### Data excerpt
########################################

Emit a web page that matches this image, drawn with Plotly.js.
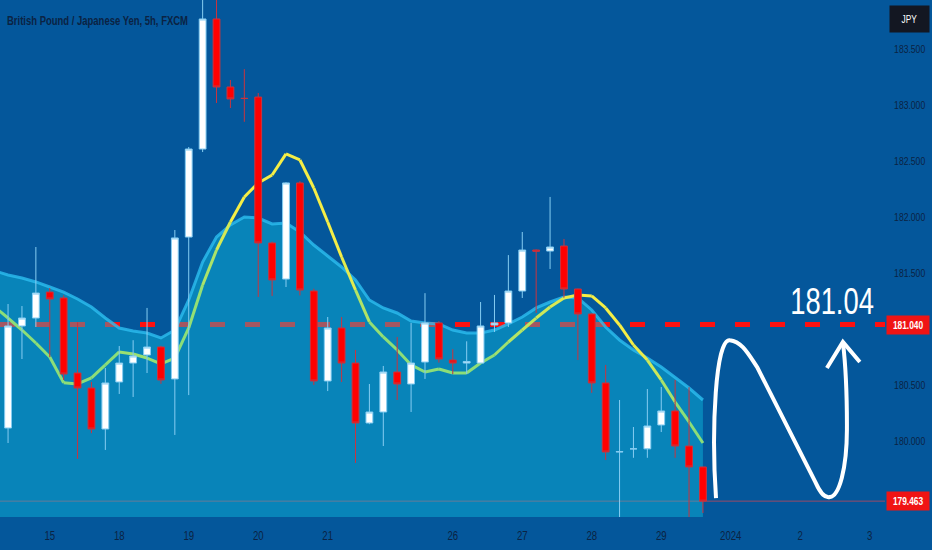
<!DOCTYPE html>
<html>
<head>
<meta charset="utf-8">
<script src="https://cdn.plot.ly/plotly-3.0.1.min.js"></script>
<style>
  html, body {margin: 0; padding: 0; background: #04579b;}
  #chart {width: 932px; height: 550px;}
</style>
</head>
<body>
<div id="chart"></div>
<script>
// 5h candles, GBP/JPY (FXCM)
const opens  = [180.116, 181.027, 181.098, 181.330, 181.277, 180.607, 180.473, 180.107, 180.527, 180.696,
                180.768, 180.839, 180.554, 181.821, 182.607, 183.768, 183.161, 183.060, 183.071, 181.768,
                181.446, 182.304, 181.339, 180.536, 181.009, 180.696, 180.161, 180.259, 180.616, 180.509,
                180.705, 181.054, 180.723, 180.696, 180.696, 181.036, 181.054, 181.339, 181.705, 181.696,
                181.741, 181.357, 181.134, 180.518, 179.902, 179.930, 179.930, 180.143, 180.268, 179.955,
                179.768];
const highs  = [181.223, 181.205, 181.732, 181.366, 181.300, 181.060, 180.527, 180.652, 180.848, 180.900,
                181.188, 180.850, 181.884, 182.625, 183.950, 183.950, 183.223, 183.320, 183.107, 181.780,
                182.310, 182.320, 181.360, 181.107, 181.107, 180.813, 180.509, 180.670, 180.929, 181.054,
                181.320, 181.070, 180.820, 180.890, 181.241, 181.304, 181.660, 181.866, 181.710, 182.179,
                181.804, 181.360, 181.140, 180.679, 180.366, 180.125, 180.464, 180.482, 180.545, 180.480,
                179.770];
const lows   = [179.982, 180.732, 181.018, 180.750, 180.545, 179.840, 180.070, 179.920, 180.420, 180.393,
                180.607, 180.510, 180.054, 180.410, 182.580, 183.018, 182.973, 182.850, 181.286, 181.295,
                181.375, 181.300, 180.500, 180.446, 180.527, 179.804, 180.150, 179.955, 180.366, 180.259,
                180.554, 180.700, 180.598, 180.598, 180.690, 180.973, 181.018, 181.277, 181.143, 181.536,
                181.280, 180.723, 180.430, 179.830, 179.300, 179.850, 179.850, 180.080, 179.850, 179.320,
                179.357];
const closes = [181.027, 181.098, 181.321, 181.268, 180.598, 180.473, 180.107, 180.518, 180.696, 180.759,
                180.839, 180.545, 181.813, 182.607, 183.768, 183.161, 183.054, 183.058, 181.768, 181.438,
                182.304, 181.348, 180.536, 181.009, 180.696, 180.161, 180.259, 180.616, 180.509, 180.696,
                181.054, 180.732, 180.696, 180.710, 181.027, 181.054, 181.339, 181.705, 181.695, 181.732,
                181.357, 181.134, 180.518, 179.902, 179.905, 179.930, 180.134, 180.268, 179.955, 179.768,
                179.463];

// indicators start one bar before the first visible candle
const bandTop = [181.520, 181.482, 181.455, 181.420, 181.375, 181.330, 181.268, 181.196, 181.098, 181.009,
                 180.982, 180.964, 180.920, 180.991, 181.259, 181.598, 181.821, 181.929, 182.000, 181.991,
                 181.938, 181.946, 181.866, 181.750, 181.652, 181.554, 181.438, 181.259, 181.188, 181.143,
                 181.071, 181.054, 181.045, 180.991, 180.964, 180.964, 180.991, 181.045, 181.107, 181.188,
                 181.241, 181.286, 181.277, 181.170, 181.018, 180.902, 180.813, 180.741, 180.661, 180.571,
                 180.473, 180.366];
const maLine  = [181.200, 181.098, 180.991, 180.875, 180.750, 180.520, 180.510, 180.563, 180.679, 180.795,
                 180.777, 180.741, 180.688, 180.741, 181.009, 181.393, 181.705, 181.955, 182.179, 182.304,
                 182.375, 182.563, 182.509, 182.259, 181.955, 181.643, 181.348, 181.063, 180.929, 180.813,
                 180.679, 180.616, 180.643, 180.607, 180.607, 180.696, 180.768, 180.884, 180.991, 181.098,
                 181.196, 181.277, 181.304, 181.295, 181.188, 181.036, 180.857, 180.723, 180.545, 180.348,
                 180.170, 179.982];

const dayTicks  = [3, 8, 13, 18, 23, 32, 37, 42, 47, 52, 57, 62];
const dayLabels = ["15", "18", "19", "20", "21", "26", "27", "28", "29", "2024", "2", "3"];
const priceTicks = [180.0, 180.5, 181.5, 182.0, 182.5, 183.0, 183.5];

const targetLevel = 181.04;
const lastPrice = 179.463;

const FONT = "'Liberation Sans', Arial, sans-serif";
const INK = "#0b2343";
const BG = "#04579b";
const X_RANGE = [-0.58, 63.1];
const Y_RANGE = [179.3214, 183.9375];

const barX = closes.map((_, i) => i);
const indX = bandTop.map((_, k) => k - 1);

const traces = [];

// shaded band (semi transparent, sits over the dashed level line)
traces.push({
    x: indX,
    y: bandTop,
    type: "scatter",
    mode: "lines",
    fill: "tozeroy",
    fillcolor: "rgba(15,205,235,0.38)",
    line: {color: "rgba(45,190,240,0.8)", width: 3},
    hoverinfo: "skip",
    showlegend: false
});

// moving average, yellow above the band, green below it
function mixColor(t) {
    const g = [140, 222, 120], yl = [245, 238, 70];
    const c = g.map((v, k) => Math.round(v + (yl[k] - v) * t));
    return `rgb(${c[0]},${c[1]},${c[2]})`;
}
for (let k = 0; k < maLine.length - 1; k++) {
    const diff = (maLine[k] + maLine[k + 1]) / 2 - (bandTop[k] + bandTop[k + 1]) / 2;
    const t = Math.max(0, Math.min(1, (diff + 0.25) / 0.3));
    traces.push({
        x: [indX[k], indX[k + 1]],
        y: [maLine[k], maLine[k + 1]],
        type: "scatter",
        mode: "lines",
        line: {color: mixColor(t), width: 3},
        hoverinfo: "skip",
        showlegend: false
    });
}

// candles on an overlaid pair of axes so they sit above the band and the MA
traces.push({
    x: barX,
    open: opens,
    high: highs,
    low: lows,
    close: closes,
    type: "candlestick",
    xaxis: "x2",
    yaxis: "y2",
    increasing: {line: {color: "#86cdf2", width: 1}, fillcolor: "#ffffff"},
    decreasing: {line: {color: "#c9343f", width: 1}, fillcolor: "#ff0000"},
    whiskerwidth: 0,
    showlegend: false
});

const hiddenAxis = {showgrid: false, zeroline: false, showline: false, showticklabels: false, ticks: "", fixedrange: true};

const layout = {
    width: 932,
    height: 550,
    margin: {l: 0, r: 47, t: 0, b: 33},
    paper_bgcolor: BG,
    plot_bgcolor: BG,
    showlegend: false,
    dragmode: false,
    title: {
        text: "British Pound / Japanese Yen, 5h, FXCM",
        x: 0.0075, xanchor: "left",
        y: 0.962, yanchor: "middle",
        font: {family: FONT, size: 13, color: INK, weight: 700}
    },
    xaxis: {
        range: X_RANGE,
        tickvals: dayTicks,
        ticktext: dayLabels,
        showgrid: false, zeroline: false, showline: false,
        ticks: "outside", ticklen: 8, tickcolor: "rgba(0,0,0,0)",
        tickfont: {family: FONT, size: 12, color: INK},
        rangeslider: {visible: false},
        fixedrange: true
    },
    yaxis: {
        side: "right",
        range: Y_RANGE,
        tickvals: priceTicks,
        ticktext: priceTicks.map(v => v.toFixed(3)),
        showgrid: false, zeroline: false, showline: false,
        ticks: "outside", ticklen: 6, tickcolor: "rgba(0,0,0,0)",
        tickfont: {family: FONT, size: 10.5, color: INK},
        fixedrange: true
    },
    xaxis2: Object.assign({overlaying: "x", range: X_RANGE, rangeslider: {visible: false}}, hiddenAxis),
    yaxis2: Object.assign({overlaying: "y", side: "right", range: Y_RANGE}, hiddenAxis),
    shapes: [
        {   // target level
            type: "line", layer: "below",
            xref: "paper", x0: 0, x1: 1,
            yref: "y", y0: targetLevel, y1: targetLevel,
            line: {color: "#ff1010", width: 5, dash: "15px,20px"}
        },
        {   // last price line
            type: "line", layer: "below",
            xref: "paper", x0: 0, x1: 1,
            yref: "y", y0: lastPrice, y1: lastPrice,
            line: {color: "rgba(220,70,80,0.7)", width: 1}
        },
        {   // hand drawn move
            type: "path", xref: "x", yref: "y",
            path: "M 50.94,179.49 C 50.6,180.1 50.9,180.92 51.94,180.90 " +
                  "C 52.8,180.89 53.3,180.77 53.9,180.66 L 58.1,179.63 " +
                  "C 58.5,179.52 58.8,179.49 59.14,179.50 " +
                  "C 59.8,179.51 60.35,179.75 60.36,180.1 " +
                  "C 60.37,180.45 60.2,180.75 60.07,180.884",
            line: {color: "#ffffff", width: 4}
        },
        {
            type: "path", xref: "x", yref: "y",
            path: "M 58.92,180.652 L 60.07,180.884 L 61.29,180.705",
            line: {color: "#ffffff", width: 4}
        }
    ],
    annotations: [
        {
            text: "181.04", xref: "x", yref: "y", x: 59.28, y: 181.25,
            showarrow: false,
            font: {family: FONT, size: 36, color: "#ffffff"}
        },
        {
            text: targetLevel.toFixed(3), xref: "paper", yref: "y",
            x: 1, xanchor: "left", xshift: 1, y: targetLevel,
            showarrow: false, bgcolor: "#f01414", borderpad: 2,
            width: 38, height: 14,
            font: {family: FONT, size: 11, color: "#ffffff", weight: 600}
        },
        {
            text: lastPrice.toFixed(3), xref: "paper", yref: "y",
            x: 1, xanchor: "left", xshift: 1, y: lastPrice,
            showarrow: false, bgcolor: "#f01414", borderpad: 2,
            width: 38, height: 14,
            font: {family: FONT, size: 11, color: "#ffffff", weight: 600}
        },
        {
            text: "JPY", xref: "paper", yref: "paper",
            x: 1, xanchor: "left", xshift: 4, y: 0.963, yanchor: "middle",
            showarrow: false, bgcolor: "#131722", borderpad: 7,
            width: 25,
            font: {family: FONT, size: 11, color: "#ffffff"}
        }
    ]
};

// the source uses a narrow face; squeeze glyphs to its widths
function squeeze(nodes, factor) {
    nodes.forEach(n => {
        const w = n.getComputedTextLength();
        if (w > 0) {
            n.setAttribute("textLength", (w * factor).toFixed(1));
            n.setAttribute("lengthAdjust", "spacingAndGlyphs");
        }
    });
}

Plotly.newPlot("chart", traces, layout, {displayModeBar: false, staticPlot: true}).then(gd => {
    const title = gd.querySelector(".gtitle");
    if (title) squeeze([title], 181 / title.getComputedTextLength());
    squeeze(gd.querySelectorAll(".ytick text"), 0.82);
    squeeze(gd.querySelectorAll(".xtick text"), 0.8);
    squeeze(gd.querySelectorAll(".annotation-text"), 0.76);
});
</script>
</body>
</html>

########################################

### Instructions for the task
Identify the lines above that contain the word "drawn", then copy them.

### Full solution
Emit a web page that matches this image, drawn with Plotly.js.
        {   // hand drawn move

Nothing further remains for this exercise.